Written instruction:
Pick out every line in the data below that holds "chart".
+++
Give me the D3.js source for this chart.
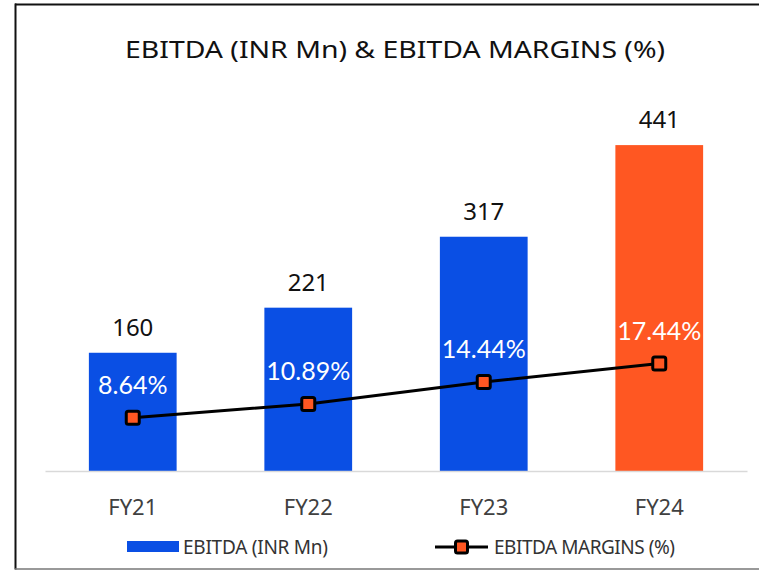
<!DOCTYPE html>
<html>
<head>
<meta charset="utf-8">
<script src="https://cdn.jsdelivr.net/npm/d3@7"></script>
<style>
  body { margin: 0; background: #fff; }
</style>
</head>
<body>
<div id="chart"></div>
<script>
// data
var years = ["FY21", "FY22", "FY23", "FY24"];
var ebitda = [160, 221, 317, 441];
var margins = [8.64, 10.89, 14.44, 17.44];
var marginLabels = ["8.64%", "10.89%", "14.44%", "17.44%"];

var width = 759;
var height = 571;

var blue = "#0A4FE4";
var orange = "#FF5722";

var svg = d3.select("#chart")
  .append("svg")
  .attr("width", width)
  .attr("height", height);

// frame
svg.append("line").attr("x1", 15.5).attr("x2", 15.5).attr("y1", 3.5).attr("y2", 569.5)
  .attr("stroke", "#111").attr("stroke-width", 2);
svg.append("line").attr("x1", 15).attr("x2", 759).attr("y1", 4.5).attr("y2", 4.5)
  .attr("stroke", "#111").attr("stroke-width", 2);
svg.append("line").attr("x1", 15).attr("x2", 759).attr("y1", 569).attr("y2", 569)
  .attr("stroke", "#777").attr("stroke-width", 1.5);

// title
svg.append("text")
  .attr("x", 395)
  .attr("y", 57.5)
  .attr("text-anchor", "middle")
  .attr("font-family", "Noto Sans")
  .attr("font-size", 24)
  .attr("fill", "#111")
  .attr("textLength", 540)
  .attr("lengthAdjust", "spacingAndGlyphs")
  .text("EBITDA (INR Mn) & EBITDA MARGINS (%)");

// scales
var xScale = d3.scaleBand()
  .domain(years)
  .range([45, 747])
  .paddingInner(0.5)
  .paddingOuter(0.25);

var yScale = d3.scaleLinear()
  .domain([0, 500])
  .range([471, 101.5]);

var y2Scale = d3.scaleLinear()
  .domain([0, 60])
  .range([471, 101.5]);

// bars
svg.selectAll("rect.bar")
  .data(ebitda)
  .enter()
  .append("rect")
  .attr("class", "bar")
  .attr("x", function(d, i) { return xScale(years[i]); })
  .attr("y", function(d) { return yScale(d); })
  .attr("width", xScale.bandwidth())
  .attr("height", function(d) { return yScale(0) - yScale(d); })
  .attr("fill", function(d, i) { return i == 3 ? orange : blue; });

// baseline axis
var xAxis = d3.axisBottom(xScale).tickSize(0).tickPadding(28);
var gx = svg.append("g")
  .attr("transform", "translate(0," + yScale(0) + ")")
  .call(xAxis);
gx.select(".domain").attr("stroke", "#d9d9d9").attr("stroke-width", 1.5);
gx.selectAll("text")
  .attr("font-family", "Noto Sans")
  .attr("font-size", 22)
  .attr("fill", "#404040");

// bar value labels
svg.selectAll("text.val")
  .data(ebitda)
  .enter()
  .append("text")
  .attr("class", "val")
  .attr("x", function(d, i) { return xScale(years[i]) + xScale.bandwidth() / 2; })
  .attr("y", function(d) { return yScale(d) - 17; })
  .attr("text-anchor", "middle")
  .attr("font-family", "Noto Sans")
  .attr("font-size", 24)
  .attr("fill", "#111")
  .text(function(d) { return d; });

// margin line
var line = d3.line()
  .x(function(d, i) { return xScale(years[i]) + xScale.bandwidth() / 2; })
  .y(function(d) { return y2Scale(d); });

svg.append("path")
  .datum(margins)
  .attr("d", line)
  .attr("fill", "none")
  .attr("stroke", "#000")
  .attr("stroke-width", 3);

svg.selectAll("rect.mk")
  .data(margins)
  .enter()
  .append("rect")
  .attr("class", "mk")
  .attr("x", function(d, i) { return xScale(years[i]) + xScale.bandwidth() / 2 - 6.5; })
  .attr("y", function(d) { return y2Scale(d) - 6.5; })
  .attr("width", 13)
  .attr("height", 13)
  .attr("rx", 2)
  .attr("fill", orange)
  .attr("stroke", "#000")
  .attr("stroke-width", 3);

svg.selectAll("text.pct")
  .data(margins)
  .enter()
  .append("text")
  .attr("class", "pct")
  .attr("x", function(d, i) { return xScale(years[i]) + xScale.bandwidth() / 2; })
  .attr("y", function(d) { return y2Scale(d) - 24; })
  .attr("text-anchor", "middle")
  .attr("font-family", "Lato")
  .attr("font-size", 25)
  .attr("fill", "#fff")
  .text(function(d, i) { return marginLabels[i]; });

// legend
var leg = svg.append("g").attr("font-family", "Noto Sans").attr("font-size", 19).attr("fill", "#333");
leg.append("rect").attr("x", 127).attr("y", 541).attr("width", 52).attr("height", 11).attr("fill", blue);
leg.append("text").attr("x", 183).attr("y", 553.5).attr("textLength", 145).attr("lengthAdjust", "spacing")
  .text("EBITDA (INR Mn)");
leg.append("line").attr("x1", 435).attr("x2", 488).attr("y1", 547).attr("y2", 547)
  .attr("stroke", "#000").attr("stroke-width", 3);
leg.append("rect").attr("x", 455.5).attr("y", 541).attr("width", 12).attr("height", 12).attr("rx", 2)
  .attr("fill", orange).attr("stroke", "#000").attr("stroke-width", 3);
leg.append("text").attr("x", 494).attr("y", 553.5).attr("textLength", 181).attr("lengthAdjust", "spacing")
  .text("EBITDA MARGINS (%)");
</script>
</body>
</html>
+++
Output:
Give me the D3.js source for this chart.
<div id="chart"></div>
var svg = d3.select("#chart")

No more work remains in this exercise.